Born Laurence Mazel in Cambridge, Mass., Nov. 1 1948, Malik spent most of his life in the Boston area. In high school, he was a regional New England tennis champion who also studied Mandarin Chinese through a State Department intensive language course. He later attended the University of Massachusetts at Amherst and then Antioch College in Yellow Springs, Ohio, where he studied and played with Taylor, Jimmy Lyons and Andrew Cyrille.

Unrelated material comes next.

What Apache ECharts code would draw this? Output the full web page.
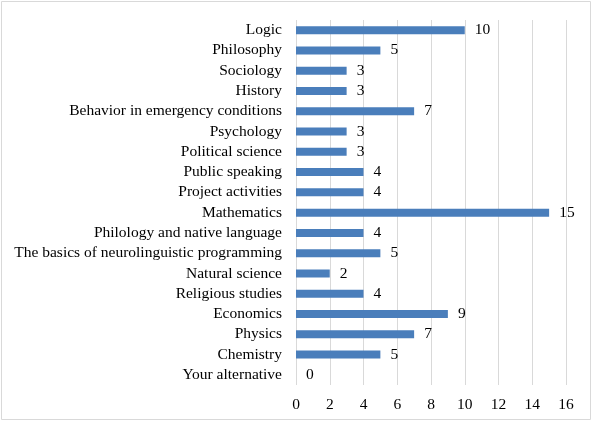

In the early 1970s, Malik moved to New York City dropped his given name, Laurence Mazel, and took up the stage name Raphe Malik while playing with musicians including Jimmy Lyons, Sid Smart and William Parker. In the late’80s, Malik moved back to Boston, where he recorded albums with his group, the Raphe Malik Quintet.
In 1992, Malik married Marguerite Serkin, and the couple moved to Vermont where Malik built their house while teaching music at Bennington College and performing and recording.
At the time of his death, he had recorded more than 10 albums under his own name, most recently, 2004’s Sympathy on Boxholder.